With cross validation performance, we selected CDH1_CHAD_EFNA2_FANCC_MAP2K1_MEN1_PBRM1_PPARG of 8-gene signature. The 8-gene signature achieved 91.78% accuracy and 83.67% cross validation accuracy with −2.483069 of cutoff. Meta-analysis revealed that EGFR and CTNNB1, SRC were interacting with 8 genes composing gene signature. In this result, EGFR confers resistance to sorafenib through Akt activation and SRC confers resistance to sorafenib through FAK-SRC signaling pathway as bypass track (Ezzoukhry Z, et al., EGFR activation is a potential determinant of primary resistance of hepatocellular carcinoma cells to sorafenib. Int J Cancer 2012; 131: 2961-2969; Zhou Q, et al., Activation of Focal Adhesion Kinase and Src Mediates Acquired Sorafenib Resistance in A549 Human Lung Adenocarcinoma Xenografts. J Pharmacol Exp Ther 2017; 363: 428-443). Additionally, P13K-Akt signaling pathway and Focal adhesion pathway were observed interacting with the 8-gene signature. With this biological explanation supported, the 8-gene signature increased disease control rate from 28.77% to 85.71%. In predicted good responders, prognoses of OS and PFS showed improvement than entire patients and predicted poor responders.

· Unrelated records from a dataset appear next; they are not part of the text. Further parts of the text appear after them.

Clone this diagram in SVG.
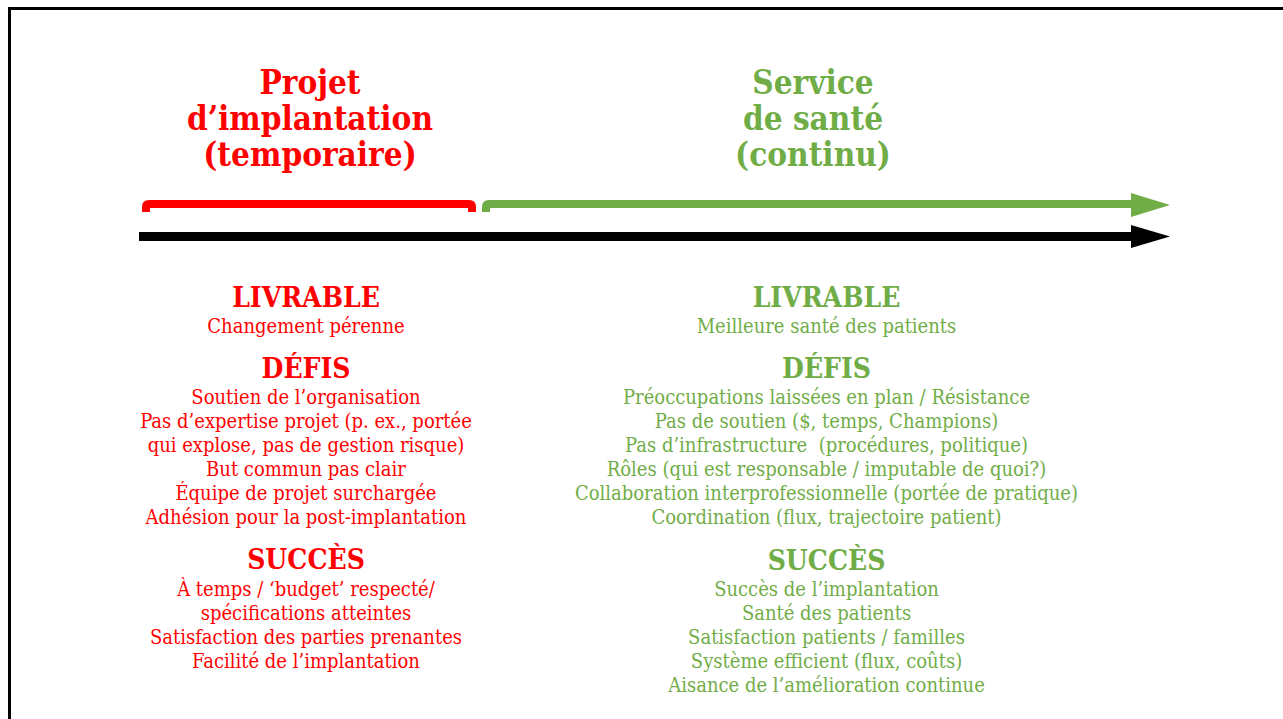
<svg xmlns="http://www.w3.org/2000/svg" width="1283" height="719" viewBox="0 0 1283 719">
<style>
text{font-family:'DejaVu Serif Condensed','DejaVu Serif',serif;font-stretch:condensed;text-anchor:middle}
.r{fill:#FF0000}
.g{fill:#70AD47}
.t{font-weight:bold;font-size:33px}
.h{font-weight:bold;font-size:28px}
.b{font-size:20px}
</style>
<rect width="1283" height="719" fill="#FFFFFF"/>
<path d="M9.5,719 V8.5 H1283" fill="none" stroke="#000" stroke-width="3"/>
<g id="title-left">
<text class="t r" x="310" y="94">Projet</text>
<text class="t r" x="310" y="130">d’implantation</text>
<text class="t r" x="310" y="166">(temporaire)</text>
</g>
<g id="title-right">
<text class="t g" x="813" y="94">Service</text>
<text class="t g" x="813" y="130">de santé</text>
<text class="t g" x="813" y="166">(continu)</text>
</g>
<g id="connectors">
<path d="M146,212 V207 Q146,204 149,204 H469 Q472,204 472,207 V212" fill="none" stroke="#FF0000" stroke-width="8"/>
<path d="M486,212 V207 Q486,204 489,204 H1132" fill="none" stroke="#70AD47" stroke-width="8"/>
<polygon points="1131,193 1170,205 1131,217" fill="#70AD47"/>
<rect x="139" y="232" width="993" height="9" fill="#000"/>
<polygon points="1131,225 1170,236.5 1131,248" fill="#000"/>
</g>
<g id="left-column">
<text class="h r" x="306" y="307">LIVRABLE</text>
<text class="b r" x="306" y="333">Changement pérenne</text>
<text class="h r" x="306" y="378">DÉFIS</text>
<text class="b r" x="306" y="404">Soutien de l’organisation</text>
<text class="b r" x="306" y="428">Pas d’expertise projet (p. ex., portée</text>
<text class="b r" x="306" y="452">qui explose, pas de gestion risque)</text>
<text class="b r" x="306" y="476">But commun pas clair</text>
<text class="b r" x="306" y="500">Équipe de projet surchargée</text>
<text class="b r" x="306" y="524">Adhésion pour la post-implantation</text>
<text class="h r" x="306" y="569">SUCCÈS</text>
<text class="b r" x="306" y="596">À temps / ‘budget’ respecté/</text>
<text class="b r" x="306" y="620">spécifications atteintes</text>
<text class="b r" x="306" y="644">Satisfaction des parties prenantes</text>
<text class="b r" x="306" y="668">Facilité de l’implantation</text>
</g>
<g id="right-column">
<text class="h g" x="826.5" y="307">LIVRABLE</text>
<text class="b g" x="826.5" y="333">Meilleure santé des patients</text>
<text class="h g" x="826.5" y="378">DÉFIS</text>
<text class="b g" x="826.5" y="404">Préoccupations laissées en plan / Résistance</text>
<text class="b g" x="826.5" y="428">Pas de soutien ($, temps, Champions)</text>
<text class="b g" x="826.5" y="452" xml:space="preserve">Pas d’infrastructure  (procédures, politique)</text>
<text class="b g" x="826.5" y="476">Rôles (qui est responsable / imputable de quoi?)</text>
<text class="b g" x="826.5" y="500">Collaboration interprofessionnelle (portée de pratique)</text>
<text class="b g" x="826.5" y="524">Coordination (flux, trajectoire patient)</text>
<text class="h g" x="826.5" y="570">SUCCÈS</text>
<text class="b g" x="826.5" y="596">Succès de l’implantation</text>
<text class="b g" x="826.5" y="620">Santé des patients</text>
<text class="b g" x="826.5" y="644">Satisfaction patients / familles</text>
<text class="b g" x="826.5" y="668">Système efficient (flux, coûts)</text>
<text class="b g" x="826.5" y="692">Aisance de l’amélioration continue</text>
</g>
</svg>
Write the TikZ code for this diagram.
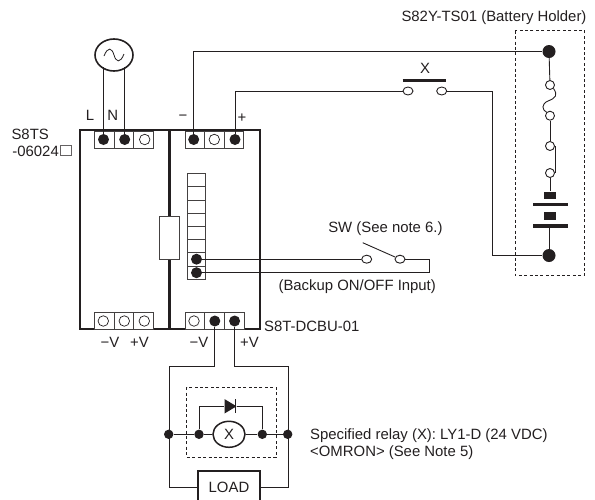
\documentclass[tikz,border=0pt]{standalone}
\usepackage{fontspec}
\setmainfont{Liberation Sans}
\usepackage{tikz}
\usetikzlibrary{calc,shapes.geometric}
\definecolor{ink}{HTML}{231F20}
\tikzset{
  wire/.style={color=ink,line width=0.9pt},
  frame/.style={color=ink,line width=2.3pt},
  dashbox/.style={color=ink,line width=0.7pt,dash pattern=on 3pt off 2.4pt},
  cell/.style={draw=ink!85,line width=0.8pt,fill=white,rectangle,inner sep=0pt,minimum width=19.6pt,minimum height=17pt},
  strip/.style={draw=ink!85,line width=0.8pt,fill=white,rectangle,inner sep=0pt,minimum width=17.6pt,minimum height=13.3pt},
  dot/.style={circle,fill=ink,inner sep=0pt,minimum size=11pt},
  bigdot/.style={circle,fill=ink,inner sep=0pt,minimum size=13pt},
  smalldot/.style={circle,fill=ink,inner sep=0pt,minimum size=9.4pt},
  opendot/.style={circle,draw=ink,line width=0.7pt,fill=white,inner sep=0pt,minimum size=10.5pt},
  contact/.style={ellipse,draw=ink,line width=0.9pt,fill=white,inner sep=0pt,minimum width=10pt,minimum height=8pt},
  lbl/.style={inner sep=0pt,text=ink,font=\fontsize{14.9}{17}\selectfont}
}
\begin{document}
\begin{tikzpicture}[x=1pt,y=-1pt]
  \useasboundingbox (0,0) rectangle (595,499);
  % housings
  \draw[frame] (80,329) rectangle (169.5,130);
  \draw[frame] (169.5,329) rectangle (260,130);
  \node[draw=ink!85,line width=0.8pt,fill=white,inner sep=0pt,minimum width=20pt,minimum height=42.6pt] (fusebox) at (169,238) {};
  % terminal blocks
  \node[cell] (ca) at (104.1,139.5) {};
  \node[cell] (cb) at (123.8,139.5) {};
  \node[cell] (cc) at (143.5,139.5) {};
  \node[cell] (cd) at (194.8,139.5) {};
  \node[cell] (ce) at (214.4,139.5) {};
  \node[cell] (cf) at (234,139.5) {};
  \node[cell] (cg) at (104.1,320.7) {};
  \node[cell] (ch) at (123.8,320.7) {};
  \node[cell] (ci) at (143.5,320.7) {};
  \node[cell] (cj) at (195,320.7) {};
  \node[cell] (ck) at (214.6,320.7) {};
  \node[cell] (cl) at (234.2,320.7) {};
  \foreach \row/\ypos in {1/180,2/193.3,3/206.6,4/219.9,5/233.2,6/246.3,7/259.4,8/272.7}
    \node[strip] (st\row) at (196.5,\ypos) {};
  \node[dot] (tl) at (103.5,139.5) {};
  \node[dot] (tn) at (124.7,139.5) {};
  \node[opendot] at (144.7,139.5) {};
  \node[dot] (tminus) at (193.7,139.5) {};
  \node[opendot] at (214.3,139.5) {};
  \node[dot] (tplus) at (235,139.5) {};
  \node[opendot] at (103.3,321) {};
  \node[opendot] at (124.3,321) {};
  \node[opendot] at (144.3,321) {};
  \node[opendot] at (194,321) {};
  \node[dot] (tvm) at (214.8,321) {};
  \node[dot] (tvp) at (234.6,321) {};
  \node[dot] (tsa) at (196.5,259.2) {};
  \node[dot] (tsb) at (196.5,272.7) {};
  % AC source
  \node[ellipse,draw=ink,line width=1.6pt,inner sep=0pt,minimum width=38pt,minimum height=32pt] (ac) at (114,55) {};
  \draw[ink,line width=0.8pt] (104,56) .. controls (108,46) and (112,48) .. (114,55) .. controls (116,62) and (120,64) .. (124,54);
  \draw[wire] (tl) -- (tl |- ac.south west);
  \draw[wire] (tn) -- (tn |- ac.south east);
  % battery holder
  \draw[dashbox] (515,30.7) rectangle (584.7,275.3);
  \node[bigdot] (bata) at (549,51.5) {};
  \node[bigdot] (batb) at (549,255.5) {};
  \node[contact,minimum width=9pt,minimum height=9pt] (fusea) at (550,85) {};
  \node[contact,minimum width=9pt,minimum height=9pt] (fuseb) at (550,115.7) {};
  \node[contact,minimum width=9pt,minimum height=9pt] (linka) at (550,146) {};
  \node[contact,minimum width=9pt,minimum height=9pt] (linkb) at (550,173) {};
  \node[fill=ink,inner sep=0pt,minimum width=12pt,minimum height=7.4pt] (cella) at (550,195.3) {};
  \node[fill=ink,inner sep=0pt,minimum width=35pt,minimum height=3pt] (plata) at (550.5,204.3) {};
  \node[fill=ink,inner sep=0pt,minimum width=12pt,minimum height=8pt] (cellb) at (550,216) {};
  \node[fill=ink,inner sep=0pt,minimum width=35pt,minimum height=4pt] (platb) at (550.5,225.7) {};
  \draw[wire] (bata) -- (fusea);
  \draw[wire] (fusea.south east) .. controls (558,95) and (556,98) .. (548,101) .. controls (541,104) and (542,110) .. (fuseb.north west);
  \draw[wire] (fuseb) -- (linka);
  \draw[wire] (linka.east) -- (linkb.east);
  \draw[wire] (linkb) -- (cella);
  \draw[wire] (platb.south -| batb) -- (batb);
  % relay contact X
  \node[contact] (xa) at (408,91) {};
  \node[contact] (xb) at (441.7,91) {};
  \coordinate (xbara) at (402.7,80.3);
  \coordinate (xbarb) at (446,80.3);
  \draw[ink,line width=2.4pt] (xbara) -- (xbarb);
  \draw[wire] (tminus) |- (bata);
  \draw[wire] (tplus) |- (xa);
  \coordinate (xturn) at (492,91);
  \draw[wire] (xb) -- (xturn) |- (batb);
  % backup switch
  \node[contact] (swa) at (366.7,259.2) {};
  \node[contact] (swb) at (400,259.2) {};
  \coordinate (swlever) at (362.7,242.7);
  \coordinate (swturn) at (429.3,259.2);
  \draw[wire] (tsa) -- (swa);
  \draw[wire] (swlever) -- (swb);
  \draw[wire] (swb) -- (swturn) |- (tsb);
  % load circuit
  \node[draw=ink,line width=2pt,fill=white,inner sep=0pt,minimum width=62pt,minimum height=32pt,lbl] (load) at (229,487.3) {LOAD};
  \node[smalldot] (ra) at (168.7,434.3) {};
  \node[smalldot] (rb) at (199,434.3) {};
  \node[smalldot] (rc) at (262.3,434.3) {};
  \node[smalldot] (rd) at (287.7,434.3) {};
  \node[ellipse,draw=ink,line width=1.5pt,inner sep=0pt,minimum width=32pt,minimum height=26pt,lbl] (coil) at (229,434.3) {X};
  \coordinate (va) at (169,366.7);
  \coordinate (vb) at (288.5,366.7);
  \draw[wire] (tvm) |- (va);
  \draw[wire] (va) |- (load);
  \draw[wire] (tvp) |- (vb);
  \draw[wire] (vb) |- (load);
  \draw[wire] (ra) -- (rb) -- (coil) -- (rc) -- (rd);
  \node[isosceles triangle,isosceles triangle apex angle=62,fill=ink,inner sep=0pt,minimum height=12pt,minimum width=13.4pt] (diode) at (228.6,406.3) {};
  \coordinate (dtop) at (235,399.3);
  \coordinate (dbot) at (235,412.7);
  \draw[ink,line width=1pt] (dtop) -- (dbot);
  \draw[wire] (rb) |- (diode);
  \draw[wire] (rc) |- (diode);
  \draw[dashbox] (186.7,387.3) rectangle (276,457.3);
  % labels
  \node[lbl] at (90,115) {L};
  \node[lbl] at (112.7,115) {N};
  \node[lbl] at (183,118) {\textminus};
  \node[lbl] at (242,118) {+};
  \node[lbl,anchor=east] at (49,134) {S8TS};
  \node[lbl,anchor=east] at (59,151.5) {-06024};
  \node[draw=ink!70,line width=0.5pt,inner sep=0pt,minimum size=10.5pt] at (65.5,150) {};
  \node[lbl] at (110,342) {\textminus V};
  \node[lbl] at (139.5,342) {+V};
  \node[lbl] at (199,342) {\textminus V};
  \node[lbl] at (249.5,342) {+V};
  \node[lbl,anchor=west] at (264,326.7) {S8T-DCBU-01};
  \node[lbl] at (494,17.7) {S82Y-TS01 (Battery Holder)};
  \node[lbl] at (425,68) {X};
  \node[lbl] at (385.4,229) {SW (See note 6.)};
  \node[lbl] at (357.2,287) {(Backup ON/OFF Input)};
  \node[lbl,anchor=west] at (310,436) {Specified relay (X): LY1-D (24 VDC)};
  \node[lbl,anchor=west] at (310,453) {<OMRON> (See Note 5)};
\end{tikzpicture}
\end{document}
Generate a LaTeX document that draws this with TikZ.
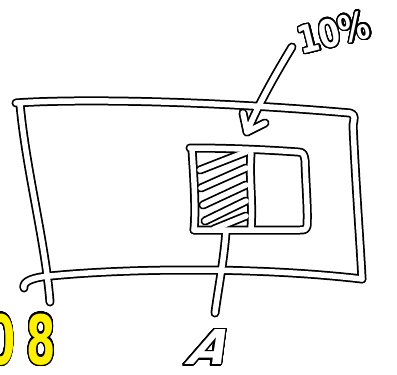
\documentclass[tikz,border=0pt]{standalone}
\usepackage{fontspec}
\usepackage{contour}
\newfontfamily\handfont{DejaVu Sans}
\definecolor{figY}{RGB}{255,240,0}
\contourlength{1.5pt}
\contournumber{40}
\tikzset{
  inkpass/.style={line width=9pt, black, line cap=round, line join=round},
  paperpass/.style={line width=5.5pt, white, line cap=round, line join=round},
  handlabel/.style={inner sep=0pt, font=\handfont\bfseries\fontsize{38}{42}\selectfont},
}
% every stroke of the sketch, drawn once per pass
\newcommand\sketchstrokes[1]{%
  % outer frame
  \draw[#1] (F-tl) .. controls (70,99) and (200,100) .. (F-tr)
    .. controls (356,114) and (354,120) .. (353,125)
    .. controls (356,190) and (360,240) .. (F-br);
  \draw[#1] (F-bl) .. controls (22,281) and (35,277) .. (50,276)
    .. controls (120,269) and (250,266) .. (F-br);
  \draw[#1] (20,104) .. controls (26,170) and (45,240) .. (F-leg);
  % small box
  \draw[#1] (S-tl) .. controls (230,148) and (270,150) .. (S-tr)
    .. controls (303,152) and (304,154) .. (305,160)
    .. controls (306,190) and (308,210) .. (307,226)
    .. controls (306,230) and (304,230) .. (S-br) -- (S-bl);
  \draw[#1] (192,149) .. controls (194,180) and (196,210) .. (S-bl);
  \draw[#1] (251,153) .. controls (249,180) and (253,200) .. (251,229);
  % hatching
  \foreach \ya/\yb/\xa in {170/152/200, 188/168/201, 205/185/203, 221/201/205, 229/216/214}
    \draw[#1] (\xa,\ya) -- (246,\yb);
  % arrow to the box
  \draw[#1] (P-tail) .. controls (275,75) and (258,105) .. (P-tip);
  \draw[#1] (243,113) -- (P-tip) -- (265,123);
  % line down to A
  \draw[#1] (S-foot) .. controls (224,260) and (218,290) .. (A-top);
}

\begin{document}
\begin{tikzpicture}[x=1pt, y=-1pt]
\useasboundingbox (0,0) rectangle (397,375);
\clip (0,0) rectangle (397,375);
% corners and ends
\coordinate (F-tl) at (16,103);
\coordinate (F-tr) at (350,113);
\coordinate (F-br) at (362,279);
\coordinate (F-bl) at (24,288);
\coordinate (F-leg) at (50,302);
\coordinate (S-tl) at (190,148);
\coordinate (S-tr) at (298,152);
\coordinate (S-br) at (300,230);
\coordinate (S-bl) at (194,230);
\coordinate (S-foot) at (226,231);
\coordinate (P-tail) at (292,47);
\coordinate (P-tip) at (247,132);
\coordinate (A-top) at (215,313);
% two passes: dark rim, then white core
\sketchstrokes{inkpass}
\sketchstrokes{paperpass}
% labels
\node[handlabel, rotate=14, xscale=0.8, white] (pct) at (334,33) {\contour{black}{10\%}};
\node[handlabel, font=\handfont\bfseries\fontsize{48}{52}\selectfont, xslant=0.5, white] (lblA) at (211,348) {\contour{black}{A}};
\node[handlabel, font=\handfont\bfseries\fontsize{68}{72}\selectfont, xscale=0.62, anchor=east, figY] (code) at (56,340) {\contour{black}{0\kern18pt8}};
\end{tikzpicture}
\end{document}
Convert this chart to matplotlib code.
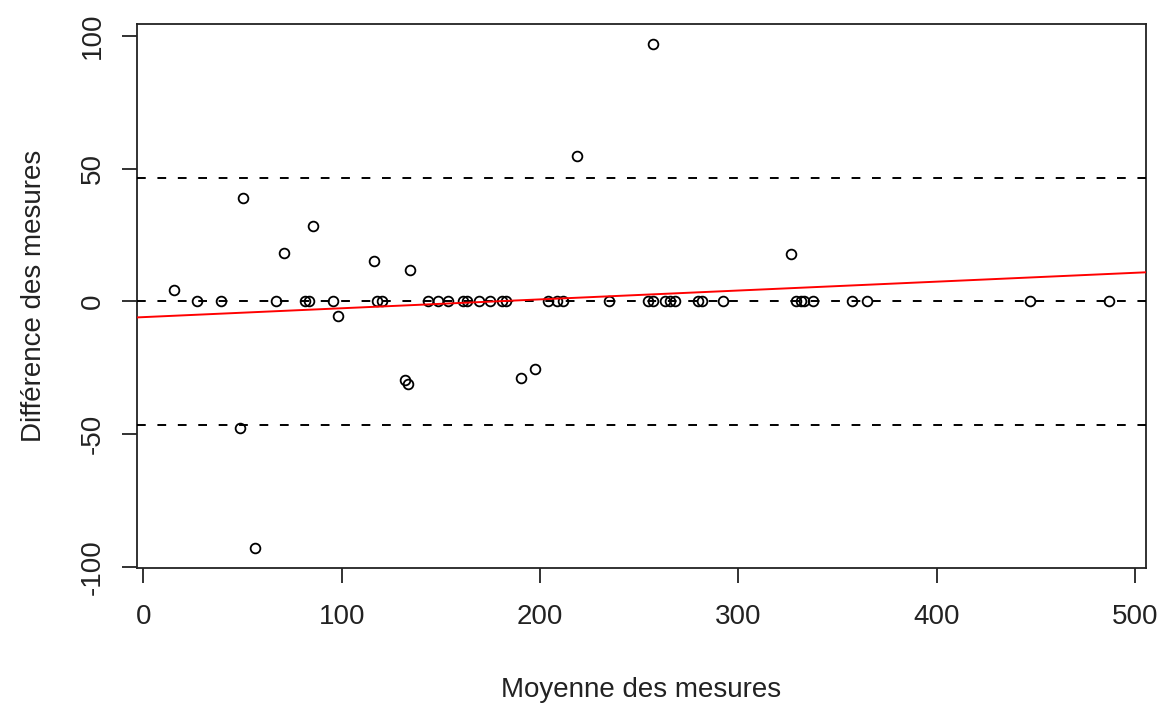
"""
Bland-Altman style plot: difference vs mean of two measurements
"""
import matplotlib.pyplot as plt
import numpy as np

# points lying on the zero line (mean of the two measures)
zero_x = [26.9, 39.2, 66.9, 81.6, 83.6, 95.6, 117.9, 120.4, 143.6, 148.7,
          153.7, 161.3, 163.3, 169.4, 175.0, 181.0, 183.0, 204.2, 208.7, 211.8,
          235.0, 254.6, 257.2, 263.2, 265.8, 268.3, 279.9, 281.9, 292.5, 329.3,
          331.8, 333.0, 337.5, 357.1, 364.7, 446.9, 486.7]

# points with a non-zero difference
other_x = [15.5, 50.3, 71.0, 85.6, 98.2, 116.4, 134.6, 132.1, 133.6,
           190.2, 197.7, 218.8, 256.8, 326.8, 48.8, 56.4]
other_y = [4.5, 38.8, 18.1, 28.6, -5.6, 15.4, 11.7, -29.4, -30.9,
           -29.0, -25.6, 54.6, 96.8, 17.7, -47.8, -92.7]

mean_diff = 0.0
upper_lim = 46.4
lower_lim = -46.4
reg_intercept = -5.9
reg_slope = 0.0334

x = np.array(zero_x + other_x)
y = np.array([0.0] * len(zero_x) + other_y)

plt.rcParams["font.family"] = ["Liberation Sans", "DejaVu Sans"]
plt.rcParams["axes.unicode_minus"] = False

fig = plt.figure(figsize=(11.67, 7.07), dpi=100)
ax = fig.add_axes([0.1171, 0.197, 0.8649, 0.7686])

ax.plot(x, y, "o", ms=7.0, mfc="none", mec="black", mew=1.3, zorder=2)

for lvl in [mean_diff, upper_lim, lower_lim]:
    ax.axhline(lvl, color="black", lw=1.4, dashes=(4.5, 6.0), zorder=3)
ax.axline((0, reg_intercept), slope=reg_slope, color="red", lw=1.4, zorder=3)

# R style 4% extension of the data range
def r_lim(v):
    r = v.max() - v.min()
    return v.min() - 0.04 * r, v.max() + 0.04 * r

ax.set_xlim(*r_lim(x))
ax.set_ylim(*r_lim(y))

ax.set_xticks([0, 100, 200, 300, 400, 500])
ax.set_yticks([-100, -50, 0, 50, 100])
ax.tick_params(direction="out", length=11, width=1.3, labelsize=20,
               color="#222222", labelcolor="#222222")
ax.tick_params(axis="x", pad=15)
ax.tick_params(axis="y", pad=11)
for lab in ax.get_yticklabels():
    lab.set_rotation(90)
    lab.set_va("center")
for s in ax.spines.values():
    s.set_linewidth(1.3)
    s.set_color("#222222")

ax.set_xlabel("Moyenne des mesures", fontsize=20, color="#222222", labelpad=34)
ax.set_ylabel("Différence des mesures", fontsize=20, color="#222222", labelpad=24)

plt.savefig("out.png", dpi=100)
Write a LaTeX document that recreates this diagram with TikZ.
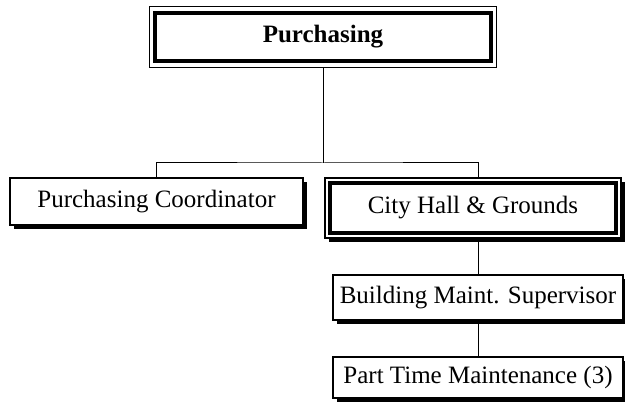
\documentclass[tikz,border=0pt]{standalone}
\usepackage{fontspec}
\setmainfont{Liberation Serif}
\usetikzlibrary{shadows}
\begin{document}
\begin{tikzpicture}[x=1pt,y=-1pt,
  every node/.style={font=\fontsize{25}{30}\selectfont, inner sep=0pt},
  orgbox/.style={draw, line width=1.5pt, fill=white, rectangle,
    drop shadow={shadow xshift=4pt, shadow yshift=-4pt, opacity=1, fill=black}},
  framebox/.style={draw, line width=1.5pt, fill=white, rectangle},
  innerframe/.style={line width=4pt},
  link/.style={line width=1pt}]
\useasboundingbox (0,0) rectangle (625,404);

% head of department, double frame
\node[framebox, minimum width=347pt, minimum height=61pt] (head) at (323,37) {\textbf{Purchasing}};
\draw[innerframe] ([shift={(6,7)}]head.north west) rectangle ([shift={(-6,-7)}]head.south east);

% second level
\node[orgbox, minimum width=293pt, minimum height=47pt] (coord) at (156.5,201.5) {Purchasing Coordinator};
\node[orgbox, minimum width=296pt, minimum height=60pt] (city) at (473,208) {City Hall \& Grounds};
\draw[innerframe] ([shift={(6,6)}]city.north west) rectangle ([shift={(-6,-6)}]city.south east);

% third and fourth level
\node[orgbox, minimum width=290pt, minimum height=45pt] (bldg) at (478,297.5) {Building Maint. Supervisor};
\node[orgbox, minimum width=290pt, minimum height=41pt] (part) at (478,377.5) {Part Time Maintenance (3)};

% connectors
\coordinate (bar) at (323,163);
\draw[link] (head.south) -- (bar);
\draw[link] (coord.north) |- (bar) -| (bldg.north |- city.north);
\draw[link] (bldg.north |- city.south) -- (bldg.north);
\draw[link] (bldg.south) -- (part.north);
\end{tikzpicture}
\end{document}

This 8-gene signature might be the best compromise between sorafenib effectiveness and coverage of sorafenib treatment patients, because sorafenib has low overall response rate. Therefore, the 8-gene signature can be usefully applied as a DCR biomarker for predicting the response to sorafenib in HCC patients.

Claims

1. An analytical method of providing an information for diagnosis of a hepatocellular carcinoma patient having susceptibility to sorafenib, the method of which comprises measuring expression levels of CDH1, CHAD, EFNA2, FANCC, MAP2K1, MEN1, PBRM1, and PPARG genes, in carcinoma tissue samples which are externally discharged from the hepatocellular carcinoma patient, respectively.

2. The analytical method according to claim 1, wherein the measuring is carried out by measuring the mRNA expression levels of CDH1, CHAD, EFNA2, FANCC, MAP2K1, MEN1, PBRM1, and PPARG genes, respectively.